Pero este artículo no va de eso, precisamente porque está quedando oculto (quizás deliberadamente), detrás del inmenso telón del debate y largas horas de tertulia sobre manifestaciones, contenedores y policía, el que probablemente es el problema de fondo de todo esto.

La juventud está harta, cansada, desesperada. Harta de vivir en crisis perpetua: Varias generaciones de personas jóvenes solo han conocido la precariedad, la falta de oportunidades, la imposibilidad de estabilizar sus vidas. Cansada, de notar cómo, de manera continuada, la promesa social de una vida digna al final del camino nunca llega, a pesar del esfuerzo, estudios, empeño, y reinvención continuada. Desesperada, de ver que pasan los días, años y gobiernos de todo signo, y que su situación cada vez es peor.

Solo un dato: el paro juvenil está por encima del 40%. Y si sumáramos a la población inactiva, nos iríamos a cifras inasumibles. Las expectativas sociolaborales de la juventud no han sido especialmente buenas desde hace un par de décadas, pero desde 2008 son especialmente duras, difíciles de sostener. Estamos en un estado de precariedad cronificada, como una enfermedad que está extendida por todo el cuerpo juvenil. Antes, al menos, esa enfermedad se curaba con la edad, ya que el mercado de trabajo acababa asimilando y estabilizando las trayectorias juveniles, pero ahora ni siquiera cumplir años es garantía de abandonar la precariedad. Tenemos un sistema económico y laboral que ha traicionado a varias generaciones; un sistema que, al menos en la percepción de la gente, no parece que vaya a cambiar, ni tampoco parece que nadie esté dispuesto a cambiarlo en profundidad, y eso ofrece una expectativa muy decepcionante a cientos de miles de personas jóvenes que no ven futuro.
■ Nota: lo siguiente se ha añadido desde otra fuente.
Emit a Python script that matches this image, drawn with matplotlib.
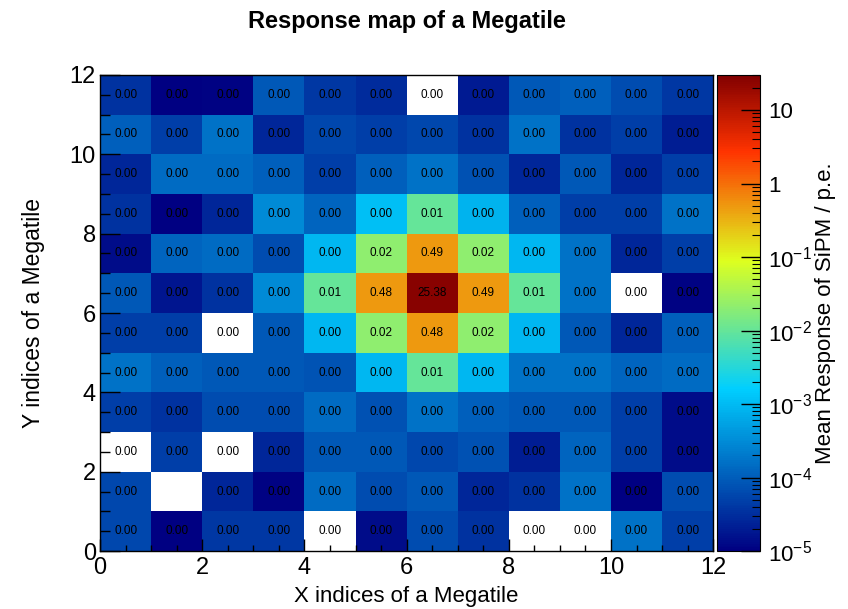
import numpy as np
import matplotlib
matplotlib.use('Agg')
import matplotlib.pyplot as plt
from matplotlib.colors import LinearSegmentedColormap, LogNorm
from matplotlib.ticker import FixedLocator, FixedFormatter, MultipleLocator

plt.rcParams['font.family'] = ['Liberation Sans', 'DejaVu Sans']
plt.rcParams['mathtext.fontset'] = 'custom'
plt.rcParams['mathtext.rm'] = 'Liberation Sans'
plt.rcParams['mathtext.it'] = 'Liberation Sans'

# mean response per tile, rows listed top (y=11) to bottom (y=0)
row_11 = [3.5e-5, 1.05e-5, 1.1e-5, 9.0e-5, 4.0e-5, 2.9e-5, 5e-6, 1.9e-5, 9.0e-5, 1.08e-4, 6.6e-5, 4.0e-5]
row_10 = [1.08e-4, 4.8e-5, 1.67e-4, 2.6e-5, 5.8e-5, 4.8e-5, 5.8e-5, 3.5e-5, 1.67e-4, 3.5e-5, 4.8e-5, 2.1e-5]
row_9 = [2.6e-5, 1.39e-4, 1.39e-4, 1.08e-4, 4.8e-5, 1.08e-4, 1.67e-4, 7.4e-5, 2.6e-5, 9.0e-5, 2.6e-5, 4.8e-5]
row_8 = [3.5e-5, 1.05e-5, 2.6e-5, 3.1e-4, 1.22e-4, 1.1e-3, 0.0098, 8e-4, 1.08e-4, 4.8e-5, 4.8e-5, 1.67e-4]
row_7 = [1.4e-5, 1.22e-4, 1.39e-4, 6.6e-5, 9e-4, 0.021, 0.49, 0.021, 9e-4, 1.67e-4, 2.6e-5, 4.8e-5]
row_6 = [9.0e-5, 1.7e-5, 3.5e-5, 3.1e-4, 0.0098, 0.48, 25.38, 0.49, 0.0098, 1.67e-4, 5e-6, 1.1e-5]
row_5 = [4.8e-5, 4.8e-5, 5e-6, 9.0e-5, 9e-4, 0.021, 0.48, 0.021, 9e-4, 9.0e-5, 2.6e-5, 1.08e-4]
row_4 = [1.67e-4, 1.08e-4, 9.0e-5, 9.0e-5, 7.9e-5, 9e-4, 0.0098, 9e-4, 1.67e-4, 1.67e-4, 1.22e-4, 1.39e-4]
row_3 = [4.8e-5, 3.5e-5, 6.6e-5, 6.6e-5, 1.39e-4, 7.4e-5, 1.67e-4, 1.08e-4, 9.0e-5, 9.0e-5, 4.8e-5, 1.4e-5]
row_2 = [5e-6, 4.8e-5, 5e-6, 2.6e-5, 9.0e-5, 9.0e-5, 5.8e-5, 7.4e-5, 2.1e-5, 1.22e-4, 4.8e-5, 1.4e-5]
row_1 = [5.8e-5, 0.0, 2.6e-5, 1.1e-5, 1.39e-4, 6.6e-5, 9.0e-5, 2.6e-5, 3.5e-5, 1.67e-4, 1.05e-5, 6.6e-5]
row_0 = [5.8e-5, 1.05e-5, 4.0e-5, 4.0e-5, 5e-6, 1.4e-5, 6.6e-5, 3.5e-5, 5e-6, 5e-6, 1.67e-4, 4.8e-5]

cbar_ticks = [1e-5, 1e-4, 1e-3, 1e-2, 1e-1, 1, 10]
cbar_labels = ['$10^{-5}$', '$10^{-4}$', '$10^{-3}$', '$10^{-2}$', '$10^{-1}$', '1', '10']

grid = np.array([row_0, row_1, row_2, row_3, row_4, row_5,
                 row_6, row_7, row_8, row_9, row_10, row_11])
ny, nx = grid.shape

# ROOT-like rainbow palette
cmap = LinearSegmentedColormap.from_list('root', [
    (0.00, (0.00, 0.00, 0.51)),
    (0.34, (0.00, 0.81, 1.00)),
    (0.61, (0.87, 1.00, 0.12)),
    (0.84, (1.00, 0.20, 0.00)),
    (1.00, (0.51, 0.00, 0.00)),
], N=256)
cmap.set_under('white')
cmap.set_bad('white')
norm = LogNorm(vmin=1e-5, vmax=30)

fig = plt.figure(figsize=(8.48, 6.09), dpi=100)
ax = fig.add_axes([0.118, 0.095, 0.723, 0.782])
cax = fig.add_axes([0.8455, 0.095, 0.0507, 0.782])

masked = np.ma.masked_where(grid <= 0, grid)
mesh = ax.pcolormesh(np.arange(nx + 1), np.arange(ny + 1), masked,
                     cmap=cmap, norm=norm)

for j in range(ny):
    for i in range(nx):
        v = grid[j, i]
        if v != 0:
            ax.text(i + 0.5, j + 0.5, '%.2f' % v, ha='center', va='center',
                    fontsize=8.5, color='black')

ax.set_xlim(0, nx)
ax.set_ylim(0, ny)
ax.xaxis.set_major_locator(MultipleLocator(2))
ax.xaxis.set_minor_locator(MultipleLocator(0.5))
ax.yaxis.set_major_locator(MultipleLocator(2))
ax.yaxis.set_minor_locator(MultipleLocator(0.5))
ax.tick_params(axis='x', which='major', direction='in', length=8.6, width=1,
               labelsize=17, pad=4)
ax.tick_params(axis='x', which='minor', direction='in', length=4.3, width=1)
ax.tick_params(axis='y', which='major', direction='in', length=14.4, width=1,
               labelsize=17, pad=3)
ax.tick_params(axis='y', which='minor', direction='in', length=7.2, width=1)
for s in ax.spines.values():
    s.set_linewidth(1)

ax.set_xlabel('X indices of a Megatile', fontsize=16, labelpad=5)
ax.set_ylabel('Y indices of a Megatile', fontsize=16.5, labelpad=18)
fig.text(0.48, 0.965, 'Response map of a Megatile', ha='center', va='center',
         fontsize=17, fontweight='bold')

cb = fig.colorbar(mesh, cax=cax, extend='neither')
cb.outline.set_linewidth(0.8)
cax.yaxis.set_major_locator(FixedLocator(cbar_ticks))
cax.yaxis.set_major_formatter(FixedFormatter(cbar_labels))
minor = [m * 10.0 ** e for e in range(-5, 2) for m in range(2, 10)]
cax.yaxis.set_minor_locator(FixedLocator(minor))
cax.yaxis.set_minor_formatter(FixedFormatter([''] * len(minor)))
cax.tick_params(which='major', direction='in', length=14, width=1,
                labelsize=16, pad=6)
cax.tick_params(which='minor', direction='in', length=5.5, width=0.8)
cb.set_label('Mean Response of SiPM / p.e.', fontsize=16, labelpad=2)

fig.savefig('out.png', dpi=100)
Si a esa frustración en la que está instalada gran parte de la juventud le sumamos una pandemia (con las restricciones a la vida social y las repercusiones emocionales que eso tiene), el estado permanente de juicio y criminalización al que las personas jóvenes están sometidas por parte del ojo social, y la percepción de una merma de derechos y libertades en un país supuestamente democrático, el resultado es un cóctel de consecuencias difíciles de soportar.

Tenemos una generación atravesada por la frustración, la ansiedad y la apatía, juzgada y señalada por la sociedad y los medios de forma constante, y que cuando sale a la calle a pedir libertad y derechos, es apaleada por la policía, y de nuevo es sometida a juicio y señalamiento. Estamos fallando como sociedad, en todo: en el diagnóstico, en el tratamiento, en la respuesta.

El camino de la criminalización, la represión desmedida y el jaleamiento desde sectores extremistas van camino de agrandar cada vez más la brecha y la desigualdad intergeneracional. Si la única oferta desde determinadas instituciones y opciones políticas para la juventud es la de la exaltación y el odio, sin plantear caminos hacia los que transitar, entonces el camino es hacia el abismo social.

O entendemos que la vía para resolver la encrucijada de la juventud pasa por consolidar derechos y libertades, y asegurar oportunidades de vida, presente y futura, o vamos hacia un escenario de crispación perpetuada y ruptura social absoluta, y no por lo ideológico, sino por lo generacional. Eso, o podemos seguir discutiendo únicamente sobre altercados y represión policial… y quedarnos mirando los contenedores, que nos impiden ver el bosque.